Apelante: B... (executada).

Apelada: C… (exequente).

Tribunal da comarca de Beja, Beja, Instância Central, Secção de Trabalho, J1.

1. A oponente B…, por apenso à execução para pagamento de quantia certa que lhe é movida por C…, aí representada pelo Ministério Público, numa primeira abordagem, veio deduzir oposição àquela instância executiva, pugnando, então, pela sua extinção. Invoca, então, a exceção de inexistência de título executivo que sirva de base à execução que constitui os autos principais, improcedendo, nessa medida, a sorte da execução.

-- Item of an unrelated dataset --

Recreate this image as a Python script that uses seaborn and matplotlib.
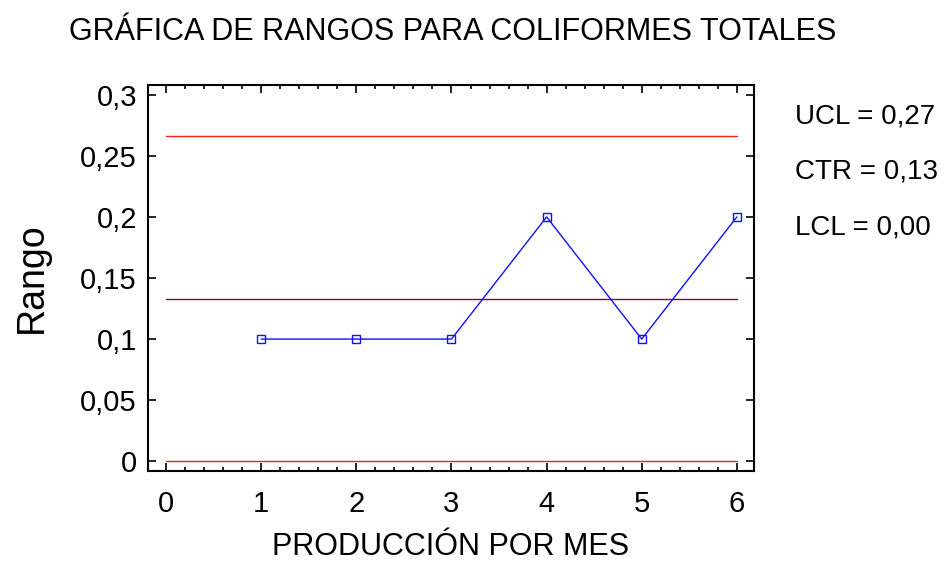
import matplotlib
matplotlib.use("Agg")
import matplotlib.pyplot as plt
import matplotlib.ticker as mticker
import seaborn as sns
import pandas as pd

# data
muestra = [1, 2, 3, 4, 5, 6]
rango = [0.1, 0.1, 0.1, 0.2, 0.1, 0.2]
ucl = 0.266
ctr = 0.133
lcl = 0.0
limites = ["UCL = 0,27", "CTR = 0,13", "LCL = 0,00"]

sns.set_style("ticks")
plt.rcParams['font.family'] = ['Liberation Sans', 'DejaVu Sans']
plt.rcParams['text.color'] = 'black'
plt.rcParams['axes.labelcolor'] = 'black'

df = pd.DataFrame({"x": muestra, "y": rango})

fig = plt.figure(figsize=(9.48, 5.64), dpi=100)
ax = fig.add_axes([148/948, 1 - 471/564, (754-148)/948, (471-85)/564])

# control limits
ax.plot([0, 6], [ucl, ucl], color="#ff2020", lw=1)
ax.plot([0, 6], [ctr, ctr], color="#8b0035", lw=1)
ax.plot([0, 6], [lcl, lcl], color="#e02040", lw=1)

sns.lineplot(data=df, x="x", y="y", ax=ax, color="#1010ff", lw=1,
             marker="s", markersize=6, markerfacecolor="none",
             markeredgecolor="#1010ff", markeredgewidth=1)

ax.set_xlim(-0.19, 6.18)
ax.set_ylim(-0.008, 0.308)
ax.set_xticks(range(7))
ax.xaxis.set_minor_locator(mticker.MultipleLocator(0.2))
ax.set_yticks([0, 0.05, 0.1, 0.15, 0.2, 0.25, 0.3])
ax.yaxis.set_major_formatter(mticker.FuncFormatter(
    lambda v, p: ("%g" % round(v, 2)).replace(".", ",")))

ax.tick_params(axis="both", which="both", direction="in", top=True, right=True,
               labelsize=21, width=1.2, colors="black")
ax.tick_params(axis="both", which="major", length=6)
ax.tick_params(axis="x", which="major", pad=14)
ax.tick_params(axis="y", which="major", pad=8)
ax.tick_params(axis="x", which="minor", length=3)
for s in ax.spines.values():
    s.set_linewidth(1.5)
    s.set_color("black")

ax.set_xlabel("PRODUCCIÓN POR MES", fontsize=22, labelpad=10)
ax.set_ylabel("Rango", fontsize=27, labelpad=22)

fig.text(0.477, 0.943, "GRÁFICA DE RANGOS PARA COLIFORMES TOTALES",
         ha="center", va="center", fontsize=22)

for i, t in enumerate(limites):
    fig.text(795/948, 1 - (117 + i*55)/564, t, ha="left", va="center", fontsize=20)

fig.savefig("out.png", dpi=100)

Numa segunda abordagem, a oponente opõe-se à penhora concretizada no âmbito dos autos principais incidente sobre o prédio urbano descrito na Conservatória do Registo Predial de Beja sob o n.º …, pugnando pelo seu levantamento e respetivo cancelamento do registo.

Neste particular, alega, então, que o agente de execução penhorou o imóvel em claro desrespeito pelas regras constantes do artigo 834.º n.º 1, do pretérito Código do Processo Civil e do que foi requerido pela própria exequente no respetivo requerimento executivo.

Mais refere que sendo a executada uma instituição particular de solidariedade social, pessoa coletiva de utilidade pública nos termos da Portaria n.º 139/2007, de 29 de janeiro e sendo o imóvel a sede da executada, afeto aos fins sociais da executada, não pode este ser vendido para pagar a quantia exequenda, por se tratar de bem relativamente impenhorável de acordo com o disposto no artigo 823.º n.ºs 1 e 2, do pretérito Código do Processo Civil; sendo que aquela, aliás, corresponde apenas a 4% do valor do bem penhorado.

Devidamente citada, a exequente apresentou contestação pugnando pela improcedência da presente oposição à execução quer da oposição à penhora.

Devidamente notificada a executada, representada pelo Ministério Público, respondeu à exceção da inexistência de título executivo, pugnando pela sua improcedência, uma vez que, ao contrário do que a oponente alega, o mesmo se encontra junto aos autos principais a fls. 17.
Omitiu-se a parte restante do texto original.